Given material:
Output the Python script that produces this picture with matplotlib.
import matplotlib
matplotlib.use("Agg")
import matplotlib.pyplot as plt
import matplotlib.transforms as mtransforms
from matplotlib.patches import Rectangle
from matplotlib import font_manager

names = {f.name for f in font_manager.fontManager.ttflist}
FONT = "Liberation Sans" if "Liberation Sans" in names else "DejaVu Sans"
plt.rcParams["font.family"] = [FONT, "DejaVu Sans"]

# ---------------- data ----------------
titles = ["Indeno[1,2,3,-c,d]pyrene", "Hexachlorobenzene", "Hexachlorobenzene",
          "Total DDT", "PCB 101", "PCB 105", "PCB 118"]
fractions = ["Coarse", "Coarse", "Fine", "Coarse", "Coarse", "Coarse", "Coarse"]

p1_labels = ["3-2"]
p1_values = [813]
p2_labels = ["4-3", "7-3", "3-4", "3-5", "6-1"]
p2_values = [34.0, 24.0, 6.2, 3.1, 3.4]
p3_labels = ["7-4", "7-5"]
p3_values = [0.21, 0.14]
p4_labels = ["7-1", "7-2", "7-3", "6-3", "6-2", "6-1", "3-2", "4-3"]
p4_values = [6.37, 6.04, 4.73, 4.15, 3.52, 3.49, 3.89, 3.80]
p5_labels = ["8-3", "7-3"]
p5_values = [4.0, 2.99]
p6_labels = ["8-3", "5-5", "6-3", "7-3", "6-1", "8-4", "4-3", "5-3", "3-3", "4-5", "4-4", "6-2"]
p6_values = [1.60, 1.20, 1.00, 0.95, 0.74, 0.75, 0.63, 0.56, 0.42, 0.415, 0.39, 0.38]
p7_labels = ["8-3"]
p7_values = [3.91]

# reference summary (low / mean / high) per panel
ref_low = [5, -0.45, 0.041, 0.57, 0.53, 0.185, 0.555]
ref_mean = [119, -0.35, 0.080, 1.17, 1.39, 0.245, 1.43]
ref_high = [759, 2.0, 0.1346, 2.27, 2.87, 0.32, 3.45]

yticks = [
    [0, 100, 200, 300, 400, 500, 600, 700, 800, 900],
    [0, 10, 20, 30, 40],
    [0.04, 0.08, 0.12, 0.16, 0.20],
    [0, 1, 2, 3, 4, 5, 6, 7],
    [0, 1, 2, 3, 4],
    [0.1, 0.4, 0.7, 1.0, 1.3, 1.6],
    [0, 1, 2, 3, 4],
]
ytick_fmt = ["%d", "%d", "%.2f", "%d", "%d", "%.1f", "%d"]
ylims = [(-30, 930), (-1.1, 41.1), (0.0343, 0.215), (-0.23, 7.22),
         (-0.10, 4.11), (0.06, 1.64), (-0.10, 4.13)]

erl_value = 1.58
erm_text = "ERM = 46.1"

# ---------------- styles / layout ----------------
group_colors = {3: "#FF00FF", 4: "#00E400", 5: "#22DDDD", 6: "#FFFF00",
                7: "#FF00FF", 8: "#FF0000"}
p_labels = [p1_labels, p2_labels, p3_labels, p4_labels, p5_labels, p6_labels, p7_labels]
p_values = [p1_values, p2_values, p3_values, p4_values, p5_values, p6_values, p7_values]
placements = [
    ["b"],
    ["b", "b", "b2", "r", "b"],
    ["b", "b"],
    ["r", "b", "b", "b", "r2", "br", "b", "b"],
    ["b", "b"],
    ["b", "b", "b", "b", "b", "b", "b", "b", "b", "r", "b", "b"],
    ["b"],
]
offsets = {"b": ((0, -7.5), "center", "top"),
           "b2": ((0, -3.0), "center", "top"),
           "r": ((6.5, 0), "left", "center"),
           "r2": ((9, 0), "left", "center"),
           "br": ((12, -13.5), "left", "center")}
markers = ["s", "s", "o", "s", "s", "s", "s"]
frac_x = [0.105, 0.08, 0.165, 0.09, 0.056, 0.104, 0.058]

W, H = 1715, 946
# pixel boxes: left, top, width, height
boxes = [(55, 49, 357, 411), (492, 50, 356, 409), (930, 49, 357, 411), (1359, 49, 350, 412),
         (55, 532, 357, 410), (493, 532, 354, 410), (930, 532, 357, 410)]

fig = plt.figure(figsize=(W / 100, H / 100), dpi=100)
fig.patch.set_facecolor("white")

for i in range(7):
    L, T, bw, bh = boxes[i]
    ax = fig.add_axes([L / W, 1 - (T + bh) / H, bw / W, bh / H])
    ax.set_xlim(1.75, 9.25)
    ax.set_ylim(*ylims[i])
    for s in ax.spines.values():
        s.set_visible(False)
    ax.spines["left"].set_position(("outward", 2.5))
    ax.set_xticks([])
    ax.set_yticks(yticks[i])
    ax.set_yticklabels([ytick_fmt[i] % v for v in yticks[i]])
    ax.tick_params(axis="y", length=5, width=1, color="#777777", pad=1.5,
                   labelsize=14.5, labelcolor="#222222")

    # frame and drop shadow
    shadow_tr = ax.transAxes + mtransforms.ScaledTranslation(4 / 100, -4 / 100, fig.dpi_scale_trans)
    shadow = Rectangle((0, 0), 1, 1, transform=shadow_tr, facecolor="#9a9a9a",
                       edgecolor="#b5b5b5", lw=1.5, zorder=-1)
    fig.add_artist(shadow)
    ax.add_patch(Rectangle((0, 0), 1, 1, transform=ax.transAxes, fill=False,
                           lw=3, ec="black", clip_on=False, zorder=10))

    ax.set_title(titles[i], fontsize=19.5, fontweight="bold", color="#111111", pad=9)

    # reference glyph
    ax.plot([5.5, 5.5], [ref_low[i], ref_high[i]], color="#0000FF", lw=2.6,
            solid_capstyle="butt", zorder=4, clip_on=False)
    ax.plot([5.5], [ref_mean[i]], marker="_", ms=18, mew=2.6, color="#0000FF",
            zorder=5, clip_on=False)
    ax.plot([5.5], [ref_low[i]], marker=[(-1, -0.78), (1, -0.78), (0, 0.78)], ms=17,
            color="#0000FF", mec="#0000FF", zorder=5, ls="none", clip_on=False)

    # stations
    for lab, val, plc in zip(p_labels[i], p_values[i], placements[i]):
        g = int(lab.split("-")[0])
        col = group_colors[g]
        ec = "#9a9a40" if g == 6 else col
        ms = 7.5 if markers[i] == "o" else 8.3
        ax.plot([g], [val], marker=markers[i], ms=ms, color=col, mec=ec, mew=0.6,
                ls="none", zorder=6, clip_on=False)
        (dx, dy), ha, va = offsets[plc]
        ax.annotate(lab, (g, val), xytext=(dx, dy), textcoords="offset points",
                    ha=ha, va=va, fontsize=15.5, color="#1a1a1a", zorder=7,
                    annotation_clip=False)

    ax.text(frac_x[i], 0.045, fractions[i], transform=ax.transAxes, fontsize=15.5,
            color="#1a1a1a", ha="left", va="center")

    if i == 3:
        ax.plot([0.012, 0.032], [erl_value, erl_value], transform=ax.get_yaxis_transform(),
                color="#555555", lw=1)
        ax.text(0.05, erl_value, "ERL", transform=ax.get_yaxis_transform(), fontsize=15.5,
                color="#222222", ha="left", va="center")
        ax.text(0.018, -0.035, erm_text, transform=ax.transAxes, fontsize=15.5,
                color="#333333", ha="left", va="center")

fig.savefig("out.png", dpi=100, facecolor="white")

Set exercise: Please print the material above exactly as it appears, from its first line through the line containing "ref_high = [759, 2.0, 0.1346, 2.27, 2.87, 0.32, 3.45]", inclusive, and stop there.

Exercise result:
Output the Python script that produces this picture with matplotlib.
import matplotlib
matplotlib.use("Agg")
import matplotlib.pyplot as plt
import matplotlib.transforms as mtransforms
from matplotlib.patches import Rectangle
from matplotlib import font_manager

names = {f.name for f in font_manager.fontManager.ttflist}
FONT = "Liberation Sans" if "Liberation Sans" in names else "DejaVu Sans"
plt.rcParams["font.family"] = [FONT, "DejaVu Sans"]

# ---------------- data ----------------
titles = ["Indeno[1,2,3,-c,d]pyrene", "Hexachlorobenzene", "Hexachlorobenzene",
          "Total DDT", "PCB 101", "PCB 105", "PCB 118"]
fractions = ["Coarse", "Coarse", "Fine", "Coarse", "Coarse", "Coarse", "Coarse"]

p1_labels = ["3-2"]
p1_values = [813]
p2_labels = ["4-3", "7-3", "3-4", "3-5", "6-1"]
p2_values = [34.0, 24.0, 6.2, 3.1, 3.4]
p3_labels = ["7-4", "7-5"]
p3_values = [0.21, 0.14]
p4_labels = ["7-1", "7-2", "7-3", "6-3", "6-2", "6-1", "3-2", "4-3"]
p4_values = [6.37, 6.04, 4.73, 4.15, 3.52, 3.49, 3.89, 3.80]
p5_labels = ["8-3", "7-3"]
p5_values = [4.0, 2.99]
p6_labels = ["8-3", "5-5", "6-3", "7-3", "6-1", "8-4", "4-3", "5-3", "3-3", "4-5", "4-4", "6-2"]
p6_values = [1.60, 1.20, 1.00, 0.95, 0.74, 0.75, 0.63, 0.56, 0.42, 0.415, 0.39, 0.38]
p7_labels = ["8-3"]
p7_values = [3.91]

# reference summary (low / mean / high) per panel
ref_low = [5, -0.45, 0.041, 0.57, 0.53, 0.185, 0.555]
ref_mean = [119, -0.35, 0.080, 1.17, 1.39, 0.245, 1.43]
ref_high = [759, 2.0, 0.1346, 2.27, 2.87, 0.32, 3.45]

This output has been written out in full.